Dalai Lama: la Cina si comporta “come un bambino” che ha paura
Dharamsala (AsiaNews) – La Cina, “una Nazione così grande, si comporta come un bambino”: il governo arresta “regolarmente” chi è in dissenso verso la sua politica. Ma “una grande Nazione di oltre un miliardo di persone non deve avere paura” di ogni minimo dissenso. Il Dalai Lama, leader tibetano in esilio, fa una dura critica della Cina, gigante economico e militare ma privo di autorità morale.
Durante una conferenza stampa a Tokyo oggi, il Dalai Lama ha insistito che appena “una o due persone hanno opinioni differenti [rispetto al governo], subito hanno problemi con le autorità. Ma voi [la Cina] siete una grande Nazione. Dovete avere più autoconsapevolezza”.

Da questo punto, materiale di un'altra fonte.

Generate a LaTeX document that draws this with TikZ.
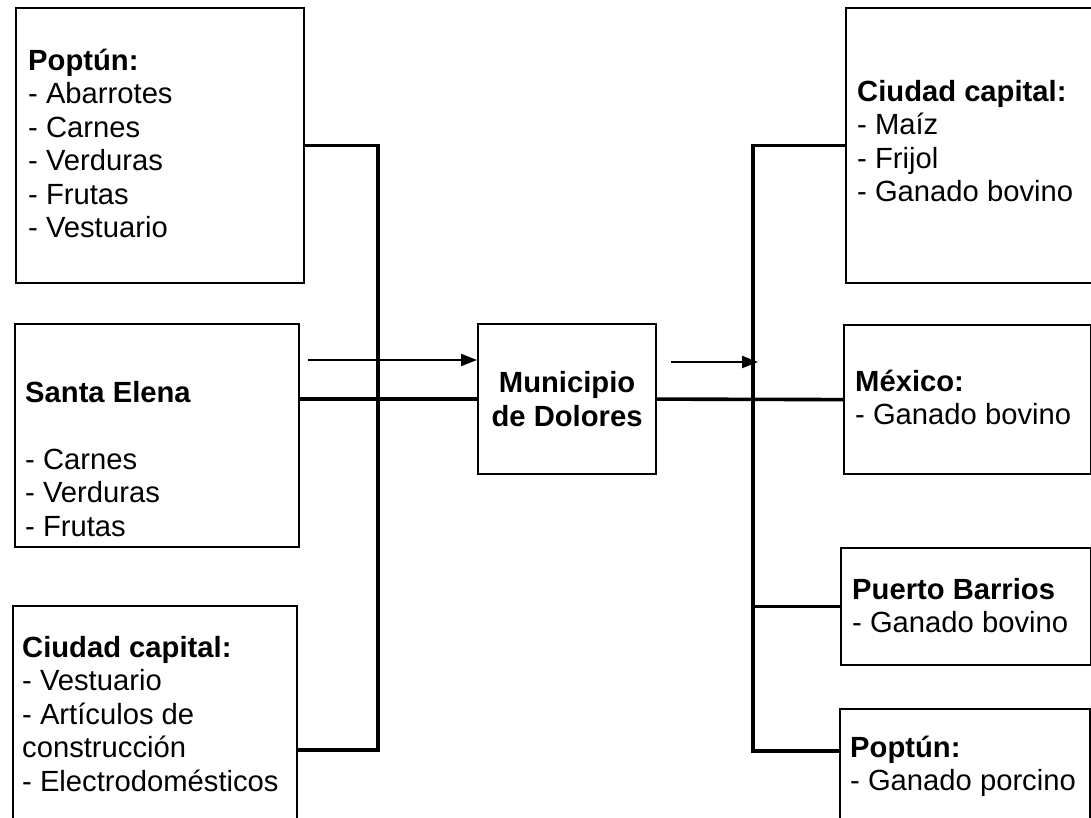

La Cina è “una potenza demografica, una potenza militare, una potenza economica. Ora la quarta condizione perché diventi una superpotenza è l’autorità morale… In questo è carente. L’autorità morale è davvero essenziale. La chiave è la fiducia. I segreti di Stato distruggono la fiducia. Questo è il più grande ostacolo” all’effettiva autorità mondiale della Cina. “Una ragione di debolezza del governo cinese – aggiunge – è che non c’è trasparenza, dà sempre notizia distorte”.

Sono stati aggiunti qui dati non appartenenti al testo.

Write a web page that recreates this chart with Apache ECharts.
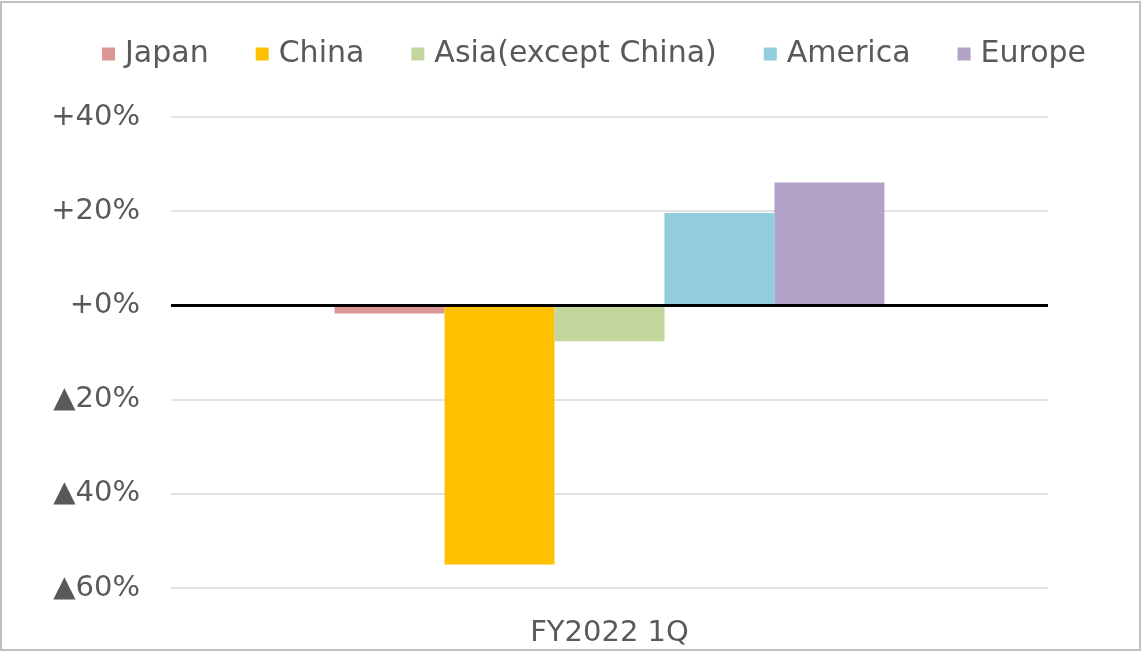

In questi mesi decine di tibetani sono stati condannati al carcere e all’ergastolo, alcuni alla pena capitale, per le proteste contro l’occupazione cinese scoppiate nel marzo 2008. Pechino dice che i dimostranti hanno ucciso 21 persone, soprattutto etnici han. Il governo tibetano in esilio denuncia che oltre 200 pacifici dimostranti sono stati uccisi dall’esercito e migliaia arrestati.

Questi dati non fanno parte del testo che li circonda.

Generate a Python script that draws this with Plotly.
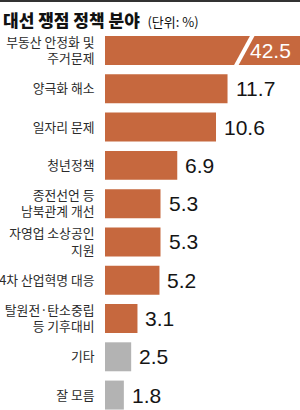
import plotly.graph_objects as go

categories = [
    "부동산 안정화 및<br>주거문제",
    "양극화 해소",
    "일자리 문제",
    "청년정책",
    "종전선언 등<br>남북관계 개선",
    "자영업 소상공인<br>지원",
    "4차 산업혁명 대응",
    "탈원전·탄소중립<br>등 기후대비",
    "기타",
    "잘 모름",
]
values = [42.5, 11.7, 10.6, 6.9, 5.3, 5.3, 5.2, 3.1, 2.5, 1.8]
gray_categories = ["기타", "잘 모름"]

ORANGE = "#C6683E"
GRAY = "#B3B3B3"
colors = [GRAY if c in gray_categories else ORANGE for c in categories]

W, H = 300, 410
L, R, T, B = 105, 0, 31, 0
XMAX = 18.62
plot_h = H - T - B

NUM_FONT = "Liberation Sans Narrow, Arial Narrow, sans-serif"

fig = go.Figure()
fig.add_trace(go.Bar(
    x=values, y=categories, orientation="h",
    marker=dict(color=colors, line=dict(width=0)),
    hoverinfo="skip",
))

annotations = []
for c, v in zip(categories, values):
    if v > XMAX:
        annotations.append(dict(
            x=XMAX, y=c, xref="x", yref="y", text=f"{v}", showarrow=False,
            xanchor="right", yanchor="middle", xshift=-7,
            font=dict(family=NUM_FONT, size=21, color="white"),
        ))
    else:
        annotations.append(dict(
            x=v, y=c, xref="x", yref="y", text=f"{v}", showarrow=False,
            xanchor="left", yanchor="middle", xshift=6,
            font=dict(family=NUM_FONT, size=21, color="#151515"),
        ))

shapes = []
# axis break slash on the clipped first bar
shapes.append(dict(type="line", xref="x", yref="y",
                   x0=14.2, y0=-0.45, x1=12.4, y1=0.45,
                   line=dict(color="white", width=4)))
# top rule
top_y = 1 + (T - 1) / plot_h
shapes.append(dict(type="line", xref="paper", yref="paper",
                   x0=-L / (W - L - R), x1=1, y0=top_y, y1=top_y,
                   line=dict(color="#333333", width=2)))

fig.update_layout(
    width=W, height=H,
    margin=dict(l=L, r=R, t=T, b=B, pad=0, autoexpand=False),
    paper_bgcolor="white", plot_bgcolor="white",
    bargap=0.243,
    showlegend=False,
    title=dict(
        text="<span style='font-weight:900'>대선 쟁점 정책 분야</span>  <span style='font-size:13px;font-weight:normal'>(단위: %)</span>",
        xref="container", yref="container", x=3 / W, y=1 - 21 / H,
        xanchor="left", yanchor="middle",
        font=dict(family="Noto Sans CJK KR, sans-serif", size=17, color="#111111"),
    ),
    xaxis=dict(range=[0, XMAX], visible=False, fixedrange=True),
    yaxis=dict(
        categoryorder="array", categoryarray=categories,
        range=[9.39, -0.51],
        showgrid=False, zeroline=False, showline=False,
        ticks="outside", ticklen=7, tickcolor="rgba(0,0,0,0)",
        tickfont=dict(family="Noto Sans CJK KR, sans-serif", size=12.8, color="#2b2b2b"),
        fixedrange=True,
    ),
    annotations=annotations,
    shapes=shapes,
)

fig.write_html("out.html")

Il Dalai Lama non ritiene che i processi contro questi tibetani siano stati equi e dice che “queste sentenza sono tutte motivate politicamente… La Repubblica popolare di Cina non è uno Stato di diritto, il sistema giudiziario non è indipendente. Tutto è controllato dal Partito comunista”.
Pechino accusa il Dalai Lama di essere un separatista che incita il popolo alla secessione, ma il leader ritorce l’accusa e dice che sono le azioni delle stesse autorità cinesi a fomentare la “separazione”, perché i tibetani sono trattati in modo iniquo e così indotti ad opporsi e a protestare.
Ieri i gruppi tibetani in esilio sono stati molto critici per la condanna di 3 dimostranti tibetani al carcere a vita o alla pena capitale, perché ritenuti colpevoli di avere appiccato incendi che hanno causato la morte di alcuni cinesi, durante le proteste nel marzo 2008. Il Centro tibetano per i diritti umani e la democrazia accusa che il processo non è stato equo e si è svolto in segreto dopo che gli accusati sono stati oltre un anno in carcere.
Sempre ieri a Lhasa è iniziato il processo contro il lama Phurbu Tsering Rinpoche di Ganzi (Sichuan), molto amato e rispettato dai tibetani, in carcere dal 18 maggio 2008 con l’accusa di possesso illegale di una pistola e proiettili, trovati presso la sua abitazione dalla polizia durante una perquisizione. Rinpoche nega l’accusa e il suo avvocato, Li Fangping di Pechino, denuncia che la polizia gli ha estorto una confessione dopo 4 giorni di interrogatorio e di minacce di arrestare la moglie e il figlio.